Required task -
Write out every line of the material exactly as it appears.

Stored data -
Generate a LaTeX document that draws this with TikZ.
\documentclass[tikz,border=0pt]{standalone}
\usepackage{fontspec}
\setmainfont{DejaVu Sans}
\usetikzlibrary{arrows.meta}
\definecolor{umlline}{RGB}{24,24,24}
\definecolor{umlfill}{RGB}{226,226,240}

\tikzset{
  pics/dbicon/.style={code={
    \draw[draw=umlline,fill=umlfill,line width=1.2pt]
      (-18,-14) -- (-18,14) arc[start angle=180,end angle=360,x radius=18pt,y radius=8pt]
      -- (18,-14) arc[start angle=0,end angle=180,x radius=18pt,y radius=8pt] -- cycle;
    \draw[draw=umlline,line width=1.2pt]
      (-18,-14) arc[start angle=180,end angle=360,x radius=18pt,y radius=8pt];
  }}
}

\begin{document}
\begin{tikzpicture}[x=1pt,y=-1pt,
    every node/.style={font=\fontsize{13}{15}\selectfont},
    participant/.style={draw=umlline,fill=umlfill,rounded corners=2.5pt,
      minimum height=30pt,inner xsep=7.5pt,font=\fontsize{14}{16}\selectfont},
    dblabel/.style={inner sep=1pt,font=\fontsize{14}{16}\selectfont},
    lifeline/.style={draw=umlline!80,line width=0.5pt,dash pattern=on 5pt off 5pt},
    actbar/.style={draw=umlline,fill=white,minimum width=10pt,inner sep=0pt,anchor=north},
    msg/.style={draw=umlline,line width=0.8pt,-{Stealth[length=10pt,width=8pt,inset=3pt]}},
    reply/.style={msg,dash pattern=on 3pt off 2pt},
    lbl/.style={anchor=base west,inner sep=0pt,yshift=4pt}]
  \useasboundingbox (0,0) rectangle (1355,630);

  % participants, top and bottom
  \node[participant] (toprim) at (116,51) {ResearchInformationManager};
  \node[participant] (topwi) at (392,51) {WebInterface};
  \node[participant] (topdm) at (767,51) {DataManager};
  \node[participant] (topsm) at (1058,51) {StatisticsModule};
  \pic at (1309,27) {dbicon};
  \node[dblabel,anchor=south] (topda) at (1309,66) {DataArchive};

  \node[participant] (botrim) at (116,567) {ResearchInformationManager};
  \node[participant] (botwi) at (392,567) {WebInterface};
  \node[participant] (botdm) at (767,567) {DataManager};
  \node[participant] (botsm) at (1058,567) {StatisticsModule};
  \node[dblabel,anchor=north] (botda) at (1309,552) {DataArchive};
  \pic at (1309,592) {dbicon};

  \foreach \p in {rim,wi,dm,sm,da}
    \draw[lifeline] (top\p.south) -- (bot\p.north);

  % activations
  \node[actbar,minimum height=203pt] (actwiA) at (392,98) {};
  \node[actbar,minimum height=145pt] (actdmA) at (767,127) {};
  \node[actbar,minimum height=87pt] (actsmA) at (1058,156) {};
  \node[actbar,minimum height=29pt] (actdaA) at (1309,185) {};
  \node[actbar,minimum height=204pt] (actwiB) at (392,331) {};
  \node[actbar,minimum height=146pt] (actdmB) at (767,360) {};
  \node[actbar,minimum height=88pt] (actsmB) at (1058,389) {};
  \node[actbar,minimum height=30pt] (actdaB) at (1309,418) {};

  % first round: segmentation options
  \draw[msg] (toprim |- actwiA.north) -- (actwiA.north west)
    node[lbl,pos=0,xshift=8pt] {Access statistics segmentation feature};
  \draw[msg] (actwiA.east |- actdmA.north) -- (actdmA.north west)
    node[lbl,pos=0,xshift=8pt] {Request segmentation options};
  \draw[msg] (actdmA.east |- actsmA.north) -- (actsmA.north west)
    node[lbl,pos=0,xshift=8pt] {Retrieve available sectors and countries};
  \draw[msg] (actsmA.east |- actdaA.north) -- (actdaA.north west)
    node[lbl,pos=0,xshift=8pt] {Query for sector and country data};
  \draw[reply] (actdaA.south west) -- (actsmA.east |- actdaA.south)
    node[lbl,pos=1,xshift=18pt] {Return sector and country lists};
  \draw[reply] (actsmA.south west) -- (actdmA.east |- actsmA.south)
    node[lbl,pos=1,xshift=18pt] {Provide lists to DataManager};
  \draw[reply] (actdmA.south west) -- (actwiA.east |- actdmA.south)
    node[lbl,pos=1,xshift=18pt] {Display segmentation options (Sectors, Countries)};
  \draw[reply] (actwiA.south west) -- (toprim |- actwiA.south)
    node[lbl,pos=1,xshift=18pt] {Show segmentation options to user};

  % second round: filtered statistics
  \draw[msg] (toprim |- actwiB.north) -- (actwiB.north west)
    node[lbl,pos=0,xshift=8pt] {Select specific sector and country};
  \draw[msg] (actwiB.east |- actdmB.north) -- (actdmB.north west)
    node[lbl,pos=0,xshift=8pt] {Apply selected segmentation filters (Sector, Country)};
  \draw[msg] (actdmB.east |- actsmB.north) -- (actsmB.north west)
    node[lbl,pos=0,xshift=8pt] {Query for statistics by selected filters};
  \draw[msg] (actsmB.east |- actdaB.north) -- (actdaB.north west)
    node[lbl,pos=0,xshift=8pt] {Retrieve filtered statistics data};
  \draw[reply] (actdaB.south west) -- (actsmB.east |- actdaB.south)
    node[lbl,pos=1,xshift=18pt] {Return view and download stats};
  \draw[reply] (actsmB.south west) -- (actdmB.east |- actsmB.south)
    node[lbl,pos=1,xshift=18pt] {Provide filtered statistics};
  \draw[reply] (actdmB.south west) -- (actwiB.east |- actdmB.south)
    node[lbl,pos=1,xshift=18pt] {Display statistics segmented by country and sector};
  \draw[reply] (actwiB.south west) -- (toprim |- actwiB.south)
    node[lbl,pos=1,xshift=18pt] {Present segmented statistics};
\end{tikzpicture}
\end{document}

Finished exercise -
Generate a LaTeX document that draws this with TikZ.
\documentclass[tikz,border=0pt]{standalone}
\usepackage{fontspec}
\setmainfont{DejaVu Sans}
\usetikzlibrary{arrows.meta}
\definecolor{umlline}{RGB}{24,24,24}
\definecolor{umlfill}{RGB}{226,226,240}

\tikzset{
  pics/dbicon/.style={code={
    \draw[draw=umlline,fill=umlfill,line width=1.2pt]
      (-18,-14) -- (-18,14) arc[start angle=180,end angle=360,x radius=18pt,y radius=8pt]
      -- (18,-14) arc[start angle=0,end angle=180,x radius=18pt,y radius=8pt] -- cycle;
    \draw[draw=umlline,line width=1.2pt]
      (-18,-14) arc[start angle=180,end angle=360,x radius=18pt,y radius=8pt];
  }}
}

\begin{document}
\begin{tikzpicture}[x=1pt,y=-1pt,
    every node/.style={font=\fontsize{13}{15}\selectfont},
    participant/.style={draw=umlline,fill=umlfill,rounded corners=2.5pt,
      minimum height=30pt,inner xsep=7.5pt,font=\fontsize{14}{16}\selectfont},
    dblabel/.style={inner sep=1pt,font=\fontsize{14}{16}\selectfont},
    lifeline/.style={draw=umlline!80,line width=0.5pt,dash pattern=on 5pt off 5pt},
    actbar/.style={draw=umlline,fill=white,minimum width=10pt,inner sep=0pt,anchor=north},
    msg/.style={draw=umlline,line width=0.8pt,-{Stealth[length=10pt,width=8pt,inset=3pt]}},
    reply/.style={msg,dash pattern=on 3pt off 2pt},
    lbl/.style={anchor=base west,inner sep=0pt,yshift=4pt}]
  \useasboundingbox (0,0) rectangle (1355,630);

  % participants, top and bottom
  \node[participant] (toprim) at (116,51) {ResearchInformationManager};
  \node[participant] (topwi) at (392,51) {WebInterface};
  \node[participant] (topdm) at (767,51) {DataManager};
  \node[participant] (topsm) at (1058,51) {StatisticsModule};
  \pic at (1309,27) {dbicon};
  \node[dblabel,anchor=south] (topda) at (1309,66) {DataArchive};

  \node[participant] (botrim) at (116,567) {ResearchInformationManager};
  \node[participant] (botwi) at (392,567) {WebInterface};
  \node[participant] (botdm) at (767,567) {DataManager};
  \node[participant] (botsm) at (1058,567) {StatisticsModule};
  \node[dblabel,anchor=north] (botda) at (1309,552) {DataArchive};
  \pic at (1309,592) {dbicon};

  \foreach \p in {rim,wi,dm,sm,da}
    \draw[lifeline] (top\p.south) -- (bot\p.north);

  % activations
  \node[actbar,minimum height=203pt] (actwiA) at (392,98) {};
  \node[actbar,minimum height=145pt] (actdmA) at (767,127) {};
  \node[actbar,minimum height=87pt] (actsmA) at (1058,156) {};
  \node[actbar,minimum height=29pt] (actdaA) at (1309,185) {};
  \node[actbar,minimum height=204pt] (actwiB) at (392,331) {};
  \node[actbar,minimum height=146pt] (actdmB) at (767,360) {};
  \node[actbar,minimum height=88pt] (actsmB) at (1058,389) {};
  \node[actbar,minimum height=30pt] (actdaB) at (1309,418) {};

  % first round: segmentation options
  \draw[msg] (toprim |- actwiA.north) -- (actwiA.north west)
    node[lbl,pos=0,xshift=8pt] {Access statistics segmentation feature};
  \draw[msg] (actwiA.east |- actdmA.north) -- (actdmA.north west)
    node[lbl,pos=0,xshift=8pt] {Request segmentation options};
  \draw[msg] (actdmA.east |- actsmA.north) -- (actsmA.north west)
    node[lbl,pos=0,xshift=8pt] {Retrieve available sectors and countries};
  \draw[msg] (actsmA.east |- actdaA.north) -- (actdaA.north west)
    node[lbl,pos=0,xshift=8pt] {Query for sector and country data};
  \draw[reply] (actdaA.south west) -- (actsmA.east |- actdaA.south)
    node[lbl,pos=1,xshift=18pt] {Return sector and country lists};
  \draw[reply] (actsmA.south west) -- (actdmA.east |- actsmA.south)
    node[lbl,pos=1,xshift=18pt] {Provide lists to DataManager};
  \draw[reply] (actdmA.south west) -- (actwiA.east |- actdmA.south)
    node[lbl,pos=1,xshift=18pt] {Display segmentation options (Sectors, Countries)};
  \draw[reply] (actwiA.south west) -- (toprim |- actwiA.south)
    node[lbl,pos=1,xshift=18pt] {Show segmentation options to user};

  % second round: filtered statistics
  \draw[msg] (toprim |- actwiB.north) -- (actwiB.north west)
    node[lbl,pos=0,xshift=8pt] {Select specific sector and country};
  \draw[msg] (actwiB.east |- actdmB.north) -- (actdmB.north west)
    node[lbl,pos=0,xshift=8pt] {Apply selected segmentation filters (Sector, Country)};
  \draw[msg] (actdmB.east |- actsmB.north) -- (actsmB.north west)
    node[lbl,pos=0,xshift=8pt] {Query for statistics by selected filters};
  \draw[msg] (actsmB.east |- actdaB.north) -- (actdaB.north west)
    node[lbl,pos=0,xshift=8pt] {Retrieve filtered statistics data};
  \draw[reply] (actdaB.south west) -- (actsmB.east |- actdaB.south)
    node[lbl,pos=1,xshift=18pt] {Return view and download stats};
  \draw[reply] (actsmB.south west) -- (actdmB.east |- actsmB.south)
    node[lbl,pos=1,xshift=18pt] {Provide filtered statistics};
  \draw[reply] (actdmB.south west) -- (actwiB.east |- actdmB.south)
    node[lbl,pos=1,xshift=18pt] {Display statistics segmented by country and sector};
  \draw[reply] (actwiB.south west) -- (toprim |- actwiB.south)
    node[lbl,pos=1,xshift=18pt] {Present segmented statistics};
\end{tikzpicture}
\end{document}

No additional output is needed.